В Москве об этом узнали и, естественно, встревожились. Была организована операция, чтобы обезвредить опасного предателя. Бельскому направили грамоту, что по молодости лет его прощают, и он может вернуться. Но одновременно обратились к Ислам-Гирею. Великая княгиня и ее окружение отлично знали, что этого разбойника интересуют только деньги, поэтому послали щедрую плату с просьбой выдать или убить Бельского. Но не удалось. Пока деньги и письма везли в Крым, там разыгралась очередная свара, и был убит сам Ислам-Гирей.
Восстановление единовластия в Крыму ничего хорошего Руси не сулило. И Сахиб-Гирей сразу же подтвердил это, ограбив великокняжеского посла. Государю он прислал высокомерные требования выплачивать «дары», направить в качестве посла одного из высших сановников государства, Василия Шуйского или Ивана Телепнева, а вдобавок «запрещал» тревожить Казань, называл ее «моей». Угрожал: «Если дерзнешь воевать с ней, то не хотим видеть ни послов, ни гонцов твоих… вступим в землю русскую и все будет в ней прахом».

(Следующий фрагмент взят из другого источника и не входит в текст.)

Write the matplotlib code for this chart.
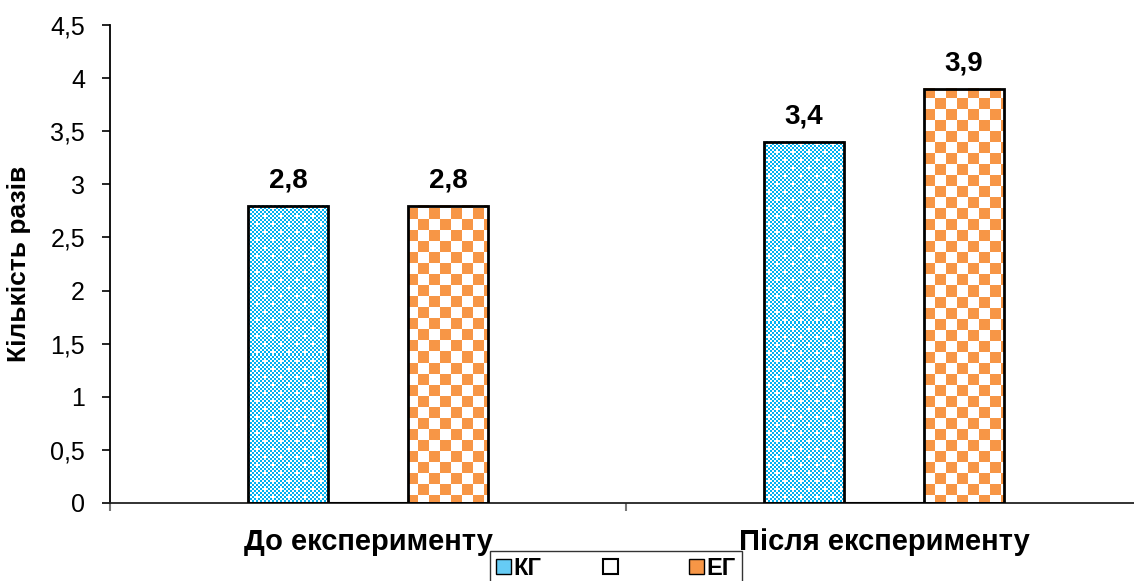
import numpy as np
import matplotlib
matplotlib.use("Agg")
import matplotlib.pyplot as plt
from matplotlib.patches import Patch

plt.rcParams['font.family'] = ['Liberation Sans', 'DejaVu Sans']

categories = ['До експерименту', 'Після експерименту']
series_names = ['КГ', ' ', 'ЕГ']
kg_values = [2.8, 3.4]
empty_values = [0.0, 0.0]
eg_values = [2.8, 3.9]
value_labels_kg = ['2,8', '3,4']
value_labels_eg = ['2,8', '3,9']
yticks = [0, 0.5, 1, 1.5, 2, 2.5, 3, 3.5, 4, 4.5]
ytick_labels = ['0', '0,5', '1', '1,5', '2', '2,5', '3', '3,5', '4', '4,5']

BLUE = np.array([0, 176, 240]) / 255.0
ORANGE = np.array([247, 150, 70]) / 255.0
WHITE = np.array([1.0, 1.0, 1.0])

DPI = 100
fig = plt.figure(figsize=(11.34, 5.81), dpi=DPI)
W, H = 1134, 581
ax = fig.add_axes([110 / W, 78 / H, (1142 - 110) / W, (503 - 25) / H])

x = np.arange(len(categories))
bw = 0.155

ax.set_xlim(-0.5, 1.5)
ax.set_ylim(0, 4.5)


def pattern(kind, x0, y0, w, h):
    """Return an RGB array (h x w) with a fill pattern aligned to figure pixels."""
    xs = np.arange(x0, x0 + w)[None, :]
    ys = np.arange(y0, y0 + h)[:, None]
    img = np.ones((h, w, 3))
    if kind == 'orange':
        cell = 11
        mask = ((xs // cell) + (ys // cell)) % 2 == 0
        img[mask] = ORANGE
    else:
        cell = 2
        mask = ((xs // cell) + (ys // cell)) % 2 == 0
        img[mask] = BLUE
        # sparse white dots on a diagonal lattice
        dot = (((xs % 16) < 2) & ((ys % 16) < 2)) | ((((xs + 8) % 16) < 2) & (((ys + 8) % 16) < 2))
        img[dot] = WHITE
    return img


fig.canvas.draw()


def patterned_bars(positions, values, kind):
    bars = ax.bar(positions, values, bw, facecolor='none', edgecolor='black',
                  linewidth=2.0, zorder=3)
    for b in bars:
        bx0, by0 = b.get_x(), b.get_y()
        bx1, by1 = bx0 + b.get_width(), by0 + b.get_height()
        (px0, py0), (px1, py1) = ax.transData.transform([(bx0, by0), (bx1, by1)])
        pw = max(int(round(px1 - px0)), 1)
        ph = max(int(round(py1 - py0)), 1)
        top_px = int(round(H - py1))
        img = pattern(kind, int(round(px0)), top_px, pw, ph)
        ax.imshow(img, extent=(bx0, bx1, by0, by1), aspect='auto',
                  interpolation='nearest', zorder=2)
    return bars


patterned_bars(x - bw, kg_values, 'blue')
ax.bar(x, empty_values, bw, facecolor='white', edgecolor='black', linewidth=1.5, zorder=3)
patterned_bars(x + bw, eg_values, 'orange')

ax.set_xlim(-0.5, 1.5)
ax.set_ylim(0, 4.5)

for xi, v, t in zip(x - bw, kg_values, value_labels_kg):
    ax.annotate(t, (xi, v), xytext=(0, 9), textcoords='offset points',
                ha='center', va='bottom', fontsize=20, fontweight='bold')
for xi, v, t in zip(x + bw, eg_values, value_labels_eg):
    ax.annotate(t, (xi, v), xytext=(0, 9), textcoords='offset points',
                ha='center', va='bottom', fontsize=20, fontweight='bold')

# axes styling
for s in ['top', 'right']:
    ax.spines[s].set_visible(False)
ax.spines['left'].set_linewidth(1.3)
ax.spines['bottom'].set_linewidth(1.3)
ax.spines['bottom'].set_color('#222222')

ax.set_yticks(yticks)
ax.set_yticklabels(ytick_labels, fontsize=18)
ax.tick_params(axis='y', length=6, width=1.2, pad=12)

ax.set_xticks([-0.5, 0.5, 1.5])
ax.set_xticklabels([])
ax.tick_params(axis='x', which='major', length=6, width=1.5, color='#777777')
ax.set_xticks(x, minor=True)
ax.set_xticklabels(categories, minor=True, fontsize=21, fontweight='bold')
ax.tick_params(axis='x', which='minor', length=0, pad=18)

ax.set_ylabel('Кількість разів', fontsize=19, fontweight='bold', labelpad=14)

handles = [
    Patch(facecolor='#66ccf5', edgecolor='black', linewidth=1.0),
    Patch(facecolor='white', edgecolor='black', linewidth=1.5),
    Patch(facecolor=ORANGE, edgecolor='black', linewidth=1.0),
]
leg = fig.legend(handles, series_names, loc='upper left',
                 bbox_to_anchor=(490 / W, (H - 551) / H), ncol=3,
                 frameon=True, fancybox=False, edgecolor='black',
                 prop={'size': 17, 'weight': 'bold'},
                 handlelength=0.65, handleheight=0.65, handletextpad=0.1,
                 columnspacing=2.6, borderpad=0.25, borderaxespad=0)
leg.get_frame().set_linewidth(1.0)

fig.savefig('out.png', dpi=DPI)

Отвечали ему от имени Ивана Васильевича вежливо, но твердо: что Шуйского и Телепнева прислать невозможно, поскольку они «по юности моей надобны в государевой думе», что Казань принадлежит московским великим князьям, «а вы только обманом и коварством» присвоили ее. Правда, крымского хана заверили, что великий князь готов «забыть вины» казанцев и примириться с ними, если они подтвердят присягу на верность. Но говорилось это лишь для отвода глаз. Правительница и бояре хорошо знали цену присягам Сафа-Гирея и, отвлекая Крым переговорами, готовили полки к походу на Казань.